In cases like Samsung’s, transfer pricing experts provide crucial support by structuring and documenting intercompany arrangements, such as secondment agreements and salary reimbursements. These professionals ensure that each transaction is appropriately priced and justified with clear economic analysis. For Samsung, the application of methods such as the Comparable Uncontrolled Price (CUP) method was instrumental in demonstrating compliance with Indian transfer pricing laws, safeguarding the company from further tax liabilities.
Experts also assist in dispute resolution, providing detailed analyses to counter tax authorities’ claims. They offer insights into the interpretation of Double Tax Avoidance Agreements (DTAAs) and ensure that local entity activities are classified correctly—whether as preparatory, auxiliary, or core business functions.
Moreover, transfer pricing experts contribute to proactive risk management by advising MNEs on setting up robust governance frameworks.
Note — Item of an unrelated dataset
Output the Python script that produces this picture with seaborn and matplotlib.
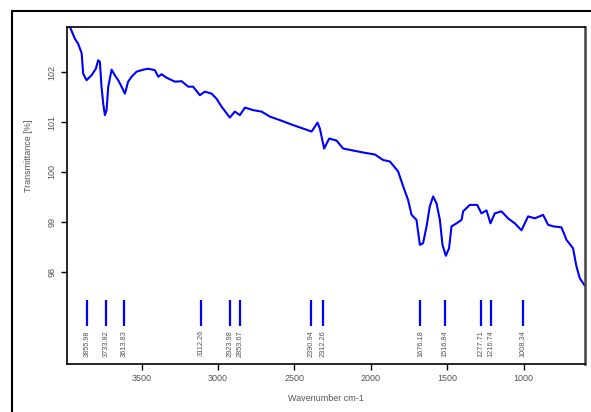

Their expertise in creating transparent documentation and robust compliance practices can protect businesses from prolonged litigation and reputational damage. In an increasingly complex global tax environment, engaging transfer pricing professionals is essential for MNEs to maintain compliance, mitigate risks, and ensure fair tax treatment.
Preventative Measures and Tax Risk Management
Preventative measures are essential to avoid disputes like the one faced by Samsung Electronics. The implementation of robust governance frameworks and compliance systems is critical for multinational enterprises (MNEs) to manage tax risks effectively. Establishing a tax steering committee can play a pivotal role in ensuring adherence to local and international tax laws.
A tax steering committee, composed of senior executives and tax professionals, can oversee transfer pricing policies, monitor intercompany transactions, and address emerging tax issues proactively. For example, Samsung’s adherence to proper documentation and the Arm’s Length Principle shielded it from allegations of disguised operational control. Committees can ensure that secondment agreements and other intercompany arrangements are clearly defined, reducing ambiguity in tax assessments.
Additionally, a comprehensive tax risk management process involves regular audits of intercompany transactions, ensuring they comply with the Arm’s Length Principle and local regulations. This process includes training local and global teams to understand jurisdictional tax requirements and DTAAs. Using technology to track transactions and prepare robust documentation further strengthens compliance.
Preventing disputes also involves adopting transparency in business operations and maintaining clear boundaries between parent and subsidiary activities. For instance, Samsung’s ability to demonstrate that expatriates acted under the local entity’s business objectives was a decisive factor in the judgment.